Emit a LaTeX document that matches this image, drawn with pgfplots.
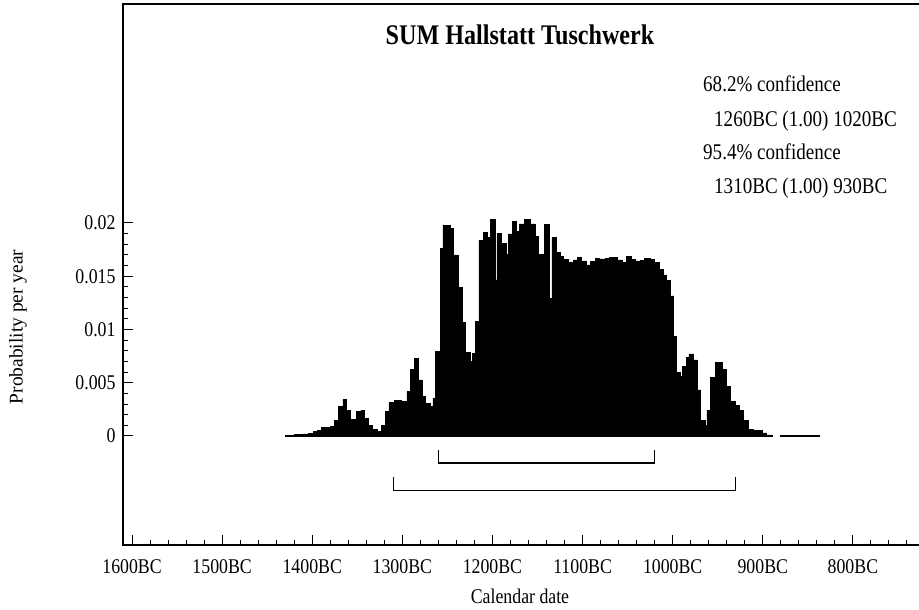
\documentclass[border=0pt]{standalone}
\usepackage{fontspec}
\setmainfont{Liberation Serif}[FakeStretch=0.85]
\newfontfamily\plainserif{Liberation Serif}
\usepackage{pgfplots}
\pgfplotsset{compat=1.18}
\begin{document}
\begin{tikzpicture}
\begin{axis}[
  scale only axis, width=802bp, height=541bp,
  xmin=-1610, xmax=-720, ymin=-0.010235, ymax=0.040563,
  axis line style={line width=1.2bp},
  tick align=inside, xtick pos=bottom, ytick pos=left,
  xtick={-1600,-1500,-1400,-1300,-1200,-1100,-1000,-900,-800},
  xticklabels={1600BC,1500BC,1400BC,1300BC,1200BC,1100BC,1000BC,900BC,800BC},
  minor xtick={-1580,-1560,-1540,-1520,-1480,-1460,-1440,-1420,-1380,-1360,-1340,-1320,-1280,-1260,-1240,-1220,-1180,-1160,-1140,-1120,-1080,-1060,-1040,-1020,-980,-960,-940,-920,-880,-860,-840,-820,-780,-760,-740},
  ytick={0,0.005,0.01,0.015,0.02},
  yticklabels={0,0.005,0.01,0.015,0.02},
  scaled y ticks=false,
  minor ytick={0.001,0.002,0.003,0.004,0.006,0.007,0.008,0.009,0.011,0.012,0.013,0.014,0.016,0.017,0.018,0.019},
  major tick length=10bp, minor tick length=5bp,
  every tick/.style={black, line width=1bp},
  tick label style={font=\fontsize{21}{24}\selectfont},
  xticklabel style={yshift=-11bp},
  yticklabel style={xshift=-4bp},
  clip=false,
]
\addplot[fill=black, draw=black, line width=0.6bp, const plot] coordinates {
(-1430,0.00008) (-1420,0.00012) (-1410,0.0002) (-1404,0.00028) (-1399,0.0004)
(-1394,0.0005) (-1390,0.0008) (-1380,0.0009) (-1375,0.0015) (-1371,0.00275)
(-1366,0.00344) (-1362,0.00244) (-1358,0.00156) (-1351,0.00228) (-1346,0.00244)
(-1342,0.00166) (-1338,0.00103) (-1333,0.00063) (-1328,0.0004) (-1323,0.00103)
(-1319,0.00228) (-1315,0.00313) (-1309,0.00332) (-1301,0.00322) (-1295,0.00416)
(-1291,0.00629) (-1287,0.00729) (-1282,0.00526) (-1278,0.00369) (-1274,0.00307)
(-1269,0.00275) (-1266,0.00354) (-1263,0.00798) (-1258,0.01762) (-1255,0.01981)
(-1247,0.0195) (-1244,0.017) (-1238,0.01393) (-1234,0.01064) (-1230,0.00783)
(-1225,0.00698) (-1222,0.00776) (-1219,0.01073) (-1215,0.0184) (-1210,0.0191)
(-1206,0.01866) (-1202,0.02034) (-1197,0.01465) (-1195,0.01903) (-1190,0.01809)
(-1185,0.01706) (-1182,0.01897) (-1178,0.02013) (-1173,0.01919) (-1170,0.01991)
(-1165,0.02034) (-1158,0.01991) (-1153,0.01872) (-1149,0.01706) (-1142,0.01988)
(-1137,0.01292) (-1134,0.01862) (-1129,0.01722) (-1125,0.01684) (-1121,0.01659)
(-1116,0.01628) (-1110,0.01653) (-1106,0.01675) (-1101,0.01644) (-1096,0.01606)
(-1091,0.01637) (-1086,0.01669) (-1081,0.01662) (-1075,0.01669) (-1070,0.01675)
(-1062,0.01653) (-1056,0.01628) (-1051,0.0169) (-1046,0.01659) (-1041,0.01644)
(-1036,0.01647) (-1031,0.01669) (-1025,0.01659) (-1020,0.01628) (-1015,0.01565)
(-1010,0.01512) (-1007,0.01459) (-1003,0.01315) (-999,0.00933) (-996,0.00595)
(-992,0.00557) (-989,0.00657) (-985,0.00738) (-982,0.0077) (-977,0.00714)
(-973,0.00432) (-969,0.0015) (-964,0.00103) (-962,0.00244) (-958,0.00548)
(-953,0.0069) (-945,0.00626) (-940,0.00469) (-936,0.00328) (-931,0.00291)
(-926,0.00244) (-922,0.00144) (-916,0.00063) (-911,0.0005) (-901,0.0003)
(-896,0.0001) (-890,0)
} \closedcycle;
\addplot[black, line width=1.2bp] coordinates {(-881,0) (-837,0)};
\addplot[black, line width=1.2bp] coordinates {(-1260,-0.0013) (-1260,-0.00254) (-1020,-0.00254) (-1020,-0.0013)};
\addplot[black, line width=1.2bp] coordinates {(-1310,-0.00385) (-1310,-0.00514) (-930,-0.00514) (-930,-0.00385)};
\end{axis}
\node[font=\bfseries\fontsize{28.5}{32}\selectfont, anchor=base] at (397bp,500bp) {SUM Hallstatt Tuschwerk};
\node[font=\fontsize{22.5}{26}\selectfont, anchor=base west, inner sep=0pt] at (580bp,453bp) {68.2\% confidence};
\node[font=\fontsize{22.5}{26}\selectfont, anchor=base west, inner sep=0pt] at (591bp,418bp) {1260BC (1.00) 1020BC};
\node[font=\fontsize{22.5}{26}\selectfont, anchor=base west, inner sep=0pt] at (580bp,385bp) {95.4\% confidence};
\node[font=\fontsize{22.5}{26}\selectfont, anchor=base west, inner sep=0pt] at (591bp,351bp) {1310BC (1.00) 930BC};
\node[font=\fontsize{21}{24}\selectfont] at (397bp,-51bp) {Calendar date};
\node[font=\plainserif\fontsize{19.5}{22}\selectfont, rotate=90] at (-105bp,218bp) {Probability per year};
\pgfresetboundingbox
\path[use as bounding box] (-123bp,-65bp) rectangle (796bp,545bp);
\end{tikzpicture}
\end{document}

━━━━━━━━━━━━━━━━━━━━━━━━━━━━━━

PROMPT:
Keep every word of the data as it is when you write it out, but drop the pictures.

THE RESULT:
Emit a LaTeX document that matches this image, drawn with pgfplots.
\documentclass[border=0pt]{standalone}
\usepackage{fontspec}
\setmainfont{Liberation Serif}[FakeStretch=0.85]
\newfontfamily\plainserif{Liberation Serif}
\usepackage{pgfplots}
\pgfplotsset{compat=1.18}
\begin{document}
\begin{tikzpicture}
\begin{axis}[
  scale only axis, width=802bp, height=541bp,
  xmin=-1610, xmax=-720, ymin=-0.010235, ymax=0.040563,
  axis line style={line width=1.2bp},
  tick align=inside, xtick pos=bottom, ytick pos=left,
  xtick={-1600,-1500,-1400,-1300,-1200,-1100,-1000,-900,-800},
  xticklabels={1600BC,1500BC,1400BC,1300BC,1200BC,1100BC,1000BC,900BC,800BC},
  minor xtick={-1580,-1560,-1540,-1520,-1480,-1460,-1440,-1420,-1380,-1360,-1340,-1320,-1280,-1260,-1240,-1220,-1180,-1160,-1140,-1120,-1080,-1060,-1040,-1020,-980,-960,-940,-920,-880,-860,-840,-820,-780,-760,-740},
  ytick={0,0.005,0.01,0.015,0.02},
  yticklabels={0,0.005,0.01,0.015,0.02},
  scaled y ticks=false,
  minor ytick={0.001,0.002,0.003,0.004,0.006,0.007,0.008,0.009,0.011,0.012,0.013,0.014,0.016,0.017,0.018,0.019},
  major tick length=10bp, minor tick length=5bp,
  every tick/.style={black, line width=1bp},
  tick label style={font=\fontsize{21}{24}\selectfont},
  xticklabel style={yshift=-11bp},
  yticklabel style={xshift=-4bp},
  clip=false,
]
\addplot[fill=black, draw=black, line width=0.6bp, const plot] coordinates {
(-1430,0.00008) (-1420,0.00012) (-1410,0.0002) (-1404,0.00028) (-1399,0.0004)
(-1394,0.0005) (-1390,0.0008) (-1380,0.0009) (-1375,0.0015) (-1371,0.00275)
(-1366,0.00344) (-1362,0.00244) (-1358,0.00156) (-1351,0.00228) (-1346,0.00244)
(-1342,0.00166) (-1338,0.00103) (-1333,0.00063) (-1328,0.0004) (-1323,0.00103)
(-1319,0.00228) (-1315,0.00313) (-1309,0.00332) (-1301,0.00322) (-1295,0.00416)
(-1291,0.00629) (-1287,0.00729) (-1282,0.00526) (-1278,0.00369) (-1274,0.00307)
(-1269,0.00275) (-1266,0.00354) (-1263,0.00798) (-1258,0.01762) (-1255,0.01981)
(-1247,0.0195) (-1244,0.017) (-1238,0.01393) (-1234,0.01064) (-1230,0.00783)
(-1225,0.00698) (-1222,0.00776) (-1219,0.01073) (-1215,0.0184) (-1210,0.0191)
(-1206,0.01866) (-1202,0.02034) (-1197,0.01465) (-1195,0.01903) (-1190,0.01809)
(-1185,0.01706) (-1182,0.01897) (-1178,0.02013) (-1173,0.01919) (-1170,0.01991)
(-1165,0.02034) (-1158,0.01991) (-1153,0.01872) (-1149,0.01706) (-1142,0.01988)
(-1137,0.01292) (-1134,0.01862) (-1129,0.01722) (-1125,0.01684) (-1121,0.01659)
(-1116,0.01628) (-1110,0.01653) (-1106,0.01675) (-1101,0.01644) (-1096,0.01606)
(-1091,0.01637) (-1086,0.01669) (-1081,0.01662) (-1075,0.01669) (-1070,0.01675)
(-1062,0.01653) (-1056,0.01628) (-1051,0.0169) (-1046,0.01659) (-1041,0.01644)
(-1036,0.01647) (-1031,0.01669) (-1025,0.01659) (-1020,0.01628) (-1015,0.01565)
(-1010,0.01512) (-1007,0.01459) (-1003,0.01315) (-999,0.00933) (-996,0.00595)
(-992,0.00557) (-989,0.00657) (-985,0.00738) (-982,0.0077) (-977,0.00714)
(-973,0.00432) (-969,0.0015) (-964,0.00103) (-962,0.00244) (-958,0.00548)
(-953,0.0069) (-945,0.00626) (-940,0.00469) (-936,0.00328) (-931,0.00291)
(-926,0.00244) (-922,0.00144) (-916,0.00063) (-911,0.0005) (-901,0.0003)
(-896,0.0001) (-890,0)
} \closedcycle;
\addplot[black, line width=1.2bp] coordinates {(-881,0) (-837,0)};
\addplot[black, line width=1.2bp] coordinates {(-1260,-0.0013) (-1260,-0.00254) (-1020,-0.00254) (-1020,-0.0013)};
\addplot[black, line width=1.2bp] coordinates {(-1310,-0.00385) (-1310,-0.00514) (-930,-0.00514) (-930,-0.00385)};
\end{axis}
\node[font=\bfseries\fontsize{28.5}{32}\selectfont, anchor=base] at (397bp,500bp) {SUM Hallstatt Tuschwerk};
\node[font=\fontsize{22.5}{26}\selectfont, anchor=base west, inner sep=0pt] at (580bp,453bp) {68.2\% confidence};
\node[font=\fontsize{22.5}{26}\selectfont, anchor=base west, inner sep=0pt] at (591bp,418bp) {1260BC (1.00) 1020BC};
\node[font=\fontsize{22.5}{26}\selectfont, anchor=base west, inner sep=0pt] at (580bp,385bp) {95.4\% confidence};
\node[font=\fontsize{22.5}{26}\selectfont, anchor=base west, inner sep=0pt] at (591bp,351bp) {1310BC (1.00) 930BC};
\node[font=\fontsize{21}{24}\selectfont] at (397bp,-51bp) {Calendar date};
\node[font=\plainserif\fontsize{19.5}{22}\selectfont, rotate=90] at (-105bp,218bp) {Probability per year};
\pgfresetboundingbox
\path[use as bounding box] (-123bp,-65bp) rectangle (796bp,545bp);
\end{tikzpicture}
\end{document}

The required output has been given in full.